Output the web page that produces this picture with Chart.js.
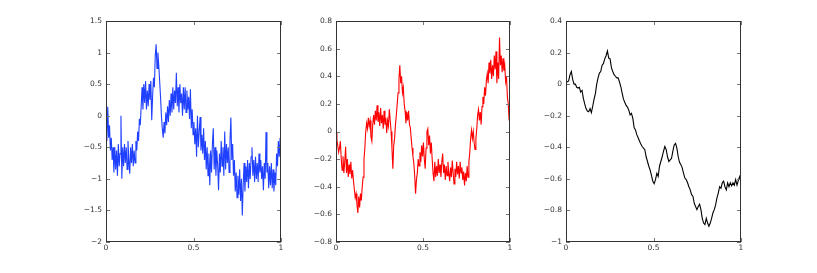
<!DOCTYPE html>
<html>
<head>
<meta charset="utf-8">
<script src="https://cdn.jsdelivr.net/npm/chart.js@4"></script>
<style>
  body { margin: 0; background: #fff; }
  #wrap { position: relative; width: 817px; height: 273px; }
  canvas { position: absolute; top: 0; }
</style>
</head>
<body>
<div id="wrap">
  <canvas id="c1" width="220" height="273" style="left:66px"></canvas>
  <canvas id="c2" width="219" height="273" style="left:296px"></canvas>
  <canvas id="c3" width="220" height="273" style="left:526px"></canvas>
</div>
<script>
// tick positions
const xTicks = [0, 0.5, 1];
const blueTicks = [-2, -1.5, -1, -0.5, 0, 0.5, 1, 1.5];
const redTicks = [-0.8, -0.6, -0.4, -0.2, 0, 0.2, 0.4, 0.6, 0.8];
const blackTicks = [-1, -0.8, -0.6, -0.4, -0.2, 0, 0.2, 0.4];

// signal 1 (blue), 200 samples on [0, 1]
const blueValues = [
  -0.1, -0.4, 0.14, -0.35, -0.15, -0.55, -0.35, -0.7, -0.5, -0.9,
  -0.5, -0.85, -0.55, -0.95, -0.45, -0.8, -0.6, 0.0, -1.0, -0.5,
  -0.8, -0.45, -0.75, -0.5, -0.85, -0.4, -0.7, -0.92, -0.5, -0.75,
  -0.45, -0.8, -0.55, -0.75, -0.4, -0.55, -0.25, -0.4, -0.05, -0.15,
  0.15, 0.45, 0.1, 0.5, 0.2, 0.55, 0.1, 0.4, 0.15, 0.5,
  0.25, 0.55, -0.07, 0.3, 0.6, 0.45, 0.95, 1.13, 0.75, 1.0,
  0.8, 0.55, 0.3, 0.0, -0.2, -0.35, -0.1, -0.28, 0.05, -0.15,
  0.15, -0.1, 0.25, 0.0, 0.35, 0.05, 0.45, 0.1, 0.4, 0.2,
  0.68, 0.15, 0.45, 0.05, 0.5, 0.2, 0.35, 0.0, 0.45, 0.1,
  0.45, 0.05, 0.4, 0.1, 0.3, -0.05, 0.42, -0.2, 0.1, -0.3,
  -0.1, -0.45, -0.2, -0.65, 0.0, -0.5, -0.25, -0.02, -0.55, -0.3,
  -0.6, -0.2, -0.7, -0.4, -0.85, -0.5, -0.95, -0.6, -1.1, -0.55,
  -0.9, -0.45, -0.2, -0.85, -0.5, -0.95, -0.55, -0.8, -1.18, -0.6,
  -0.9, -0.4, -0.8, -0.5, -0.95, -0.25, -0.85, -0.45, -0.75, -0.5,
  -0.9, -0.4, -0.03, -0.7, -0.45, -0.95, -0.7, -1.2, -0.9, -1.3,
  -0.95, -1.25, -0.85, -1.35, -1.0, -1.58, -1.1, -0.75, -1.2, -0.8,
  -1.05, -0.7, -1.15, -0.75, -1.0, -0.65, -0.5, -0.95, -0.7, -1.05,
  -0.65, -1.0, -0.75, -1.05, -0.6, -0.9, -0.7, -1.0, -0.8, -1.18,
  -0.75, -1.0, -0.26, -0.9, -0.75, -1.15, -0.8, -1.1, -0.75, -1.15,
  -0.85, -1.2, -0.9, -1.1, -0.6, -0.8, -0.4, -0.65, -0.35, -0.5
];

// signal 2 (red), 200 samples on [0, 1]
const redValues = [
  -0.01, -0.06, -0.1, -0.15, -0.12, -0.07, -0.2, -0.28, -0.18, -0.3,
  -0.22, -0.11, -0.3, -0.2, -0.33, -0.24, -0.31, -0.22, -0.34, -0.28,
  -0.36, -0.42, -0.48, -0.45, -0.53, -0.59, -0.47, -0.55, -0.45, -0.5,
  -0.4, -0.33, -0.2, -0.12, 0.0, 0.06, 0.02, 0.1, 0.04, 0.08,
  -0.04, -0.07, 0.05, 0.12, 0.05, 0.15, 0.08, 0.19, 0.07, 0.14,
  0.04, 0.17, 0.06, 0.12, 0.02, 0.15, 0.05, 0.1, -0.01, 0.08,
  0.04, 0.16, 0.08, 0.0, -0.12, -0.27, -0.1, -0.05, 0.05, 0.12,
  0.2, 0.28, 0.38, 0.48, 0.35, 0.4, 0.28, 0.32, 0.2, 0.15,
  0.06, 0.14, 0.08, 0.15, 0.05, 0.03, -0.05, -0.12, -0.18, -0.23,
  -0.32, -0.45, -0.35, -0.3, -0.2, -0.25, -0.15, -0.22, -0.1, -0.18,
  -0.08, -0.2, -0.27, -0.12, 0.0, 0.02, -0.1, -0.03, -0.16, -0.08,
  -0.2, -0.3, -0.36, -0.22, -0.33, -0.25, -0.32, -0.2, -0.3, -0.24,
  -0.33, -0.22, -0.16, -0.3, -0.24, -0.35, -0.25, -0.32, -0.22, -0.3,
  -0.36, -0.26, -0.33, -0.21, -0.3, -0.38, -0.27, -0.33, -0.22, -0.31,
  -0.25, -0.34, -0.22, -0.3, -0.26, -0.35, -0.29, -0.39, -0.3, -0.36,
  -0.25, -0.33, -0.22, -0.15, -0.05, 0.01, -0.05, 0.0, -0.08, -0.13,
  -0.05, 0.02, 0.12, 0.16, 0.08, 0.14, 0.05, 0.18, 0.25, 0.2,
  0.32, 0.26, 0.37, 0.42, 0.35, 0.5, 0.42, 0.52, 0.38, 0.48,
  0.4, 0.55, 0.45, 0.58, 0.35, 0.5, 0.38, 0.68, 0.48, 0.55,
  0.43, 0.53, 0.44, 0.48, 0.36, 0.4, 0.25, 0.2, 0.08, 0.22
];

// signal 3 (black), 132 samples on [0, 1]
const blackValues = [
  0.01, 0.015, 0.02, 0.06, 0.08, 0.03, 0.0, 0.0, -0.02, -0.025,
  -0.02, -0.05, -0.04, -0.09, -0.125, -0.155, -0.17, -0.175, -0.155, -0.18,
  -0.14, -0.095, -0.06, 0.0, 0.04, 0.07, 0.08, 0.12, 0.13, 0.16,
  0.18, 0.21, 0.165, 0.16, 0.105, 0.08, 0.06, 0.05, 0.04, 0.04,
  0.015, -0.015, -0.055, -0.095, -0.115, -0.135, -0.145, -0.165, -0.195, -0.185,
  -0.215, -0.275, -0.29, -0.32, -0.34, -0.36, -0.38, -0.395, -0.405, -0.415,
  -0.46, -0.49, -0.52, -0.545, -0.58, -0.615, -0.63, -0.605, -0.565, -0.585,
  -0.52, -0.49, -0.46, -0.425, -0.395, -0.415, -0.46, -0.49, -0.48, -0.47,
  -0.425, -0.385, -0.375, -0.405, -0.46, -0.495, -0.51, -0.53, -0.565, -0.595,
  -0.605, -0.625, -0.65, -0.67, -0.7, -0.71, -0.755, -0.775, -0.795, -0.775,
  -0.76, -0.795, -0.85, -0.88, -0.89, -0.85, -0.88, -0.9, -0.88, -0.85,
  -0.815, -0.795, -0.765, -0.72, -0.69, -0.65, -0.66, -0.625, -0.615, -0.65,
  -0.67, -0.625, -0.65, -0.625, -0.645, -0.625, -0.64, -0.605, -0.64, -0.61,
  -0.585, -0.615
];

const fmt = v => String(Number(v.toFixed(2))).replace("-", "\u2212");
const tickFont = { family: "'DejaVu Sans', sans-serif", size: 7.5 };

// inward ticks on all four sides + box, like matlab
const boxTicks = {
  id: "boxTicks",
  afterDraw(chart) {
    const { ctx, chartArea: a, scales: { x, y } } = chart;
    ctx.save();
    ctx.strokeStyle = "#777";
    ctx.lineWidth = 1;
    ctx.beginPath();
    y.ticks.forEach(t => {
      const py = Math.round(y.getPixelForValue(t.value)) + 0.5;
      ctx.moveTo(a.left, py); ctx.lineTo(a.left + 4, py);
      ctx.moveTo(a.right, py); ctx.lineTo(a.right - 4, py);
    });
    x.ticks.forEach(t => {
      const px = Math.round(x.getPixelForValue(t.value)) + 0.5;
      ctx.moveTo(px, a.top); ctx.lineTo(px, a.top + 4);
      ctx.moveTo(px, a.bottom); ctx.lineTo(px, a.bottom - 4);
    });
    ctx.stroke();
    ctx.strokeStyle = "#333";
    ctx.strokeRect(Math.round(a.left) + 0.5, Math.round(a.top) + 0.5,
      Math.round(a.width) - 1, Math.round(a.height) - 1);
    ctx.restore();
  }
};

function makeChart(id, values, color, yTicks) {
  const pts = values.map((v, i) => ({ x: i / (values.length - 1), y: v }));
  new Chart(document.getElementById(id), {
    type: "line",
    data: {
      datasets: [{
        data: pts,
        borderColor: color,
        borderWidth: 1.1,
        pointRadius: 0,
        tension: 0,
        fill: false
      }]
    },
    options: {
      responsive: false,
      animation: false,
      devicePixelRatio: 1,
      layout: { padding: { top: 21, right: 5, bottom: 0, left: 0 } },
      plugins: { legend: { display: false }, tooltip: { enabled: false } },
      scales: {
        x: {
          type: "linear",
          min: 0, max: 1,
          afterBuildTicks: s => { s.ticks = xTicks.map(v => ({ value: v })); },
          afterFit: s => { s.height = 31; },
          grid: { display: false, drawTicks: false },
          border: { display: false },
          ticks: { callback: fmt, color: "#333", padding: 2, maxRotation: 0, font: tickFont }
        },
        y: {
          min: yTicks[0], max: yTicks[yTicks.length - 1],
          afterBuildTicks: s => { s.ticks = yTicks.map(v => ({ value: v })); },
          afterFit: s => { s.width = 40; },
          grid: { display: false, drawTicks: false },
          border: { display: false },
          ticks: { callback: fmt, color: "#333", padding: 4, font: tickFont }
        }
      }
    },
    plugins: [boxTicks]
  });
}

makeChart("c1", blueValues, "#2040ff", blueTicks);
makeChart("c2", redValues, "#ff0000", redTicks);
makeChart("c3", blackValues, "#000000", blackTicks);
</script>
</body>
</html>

Short problem
Write out each line of the listing above, exactly, from its first line to the line holding "const blackTicks = [-1, -0.8, -0.6, -0.4, -0.2, 0, 0.2, 0.4];", inclusive. Skip the pictures.

Completed exercise
Output the web page that produces this picture with Chart.js.
<!DOCTYPE html>
<html>
<head>
<meta charset="utf-8">
<script src="https://cdn.jsdelivr.net/npm/chart.js@4"></script>
<style>
  body { margin: 0; background: #fff; }
  #wrap { position: relative; width: 817px; height: 273px; }
  canvas { position: absolute; top: 0; }
</style>
</head>
<body>
<div id="wrap">
  <canvas id="c1" width="220" height="273" style="left:66px"></canvas>
  <canvas id="c2" width="219" height="273" style="left:296px"></canvas>
  <canvas id="c3" width="220" height="273" style="left:526px"></canvas>
</div>
<script>
// tick positions
const xTicks = [0, 0.5, 1];
const blueTicks = [-2, -1.5, -1, -0.5, 0, 0.5, 1, 1.5];
const redTicks = [-0.8, -0.6, -0.4, -0.2, 0, 0.2, 0.4, 0.6, 0.8];
const blackTicks = [-1, -0.8, -0.6, -0.4, -0.2, 0, 0.2, 0.4];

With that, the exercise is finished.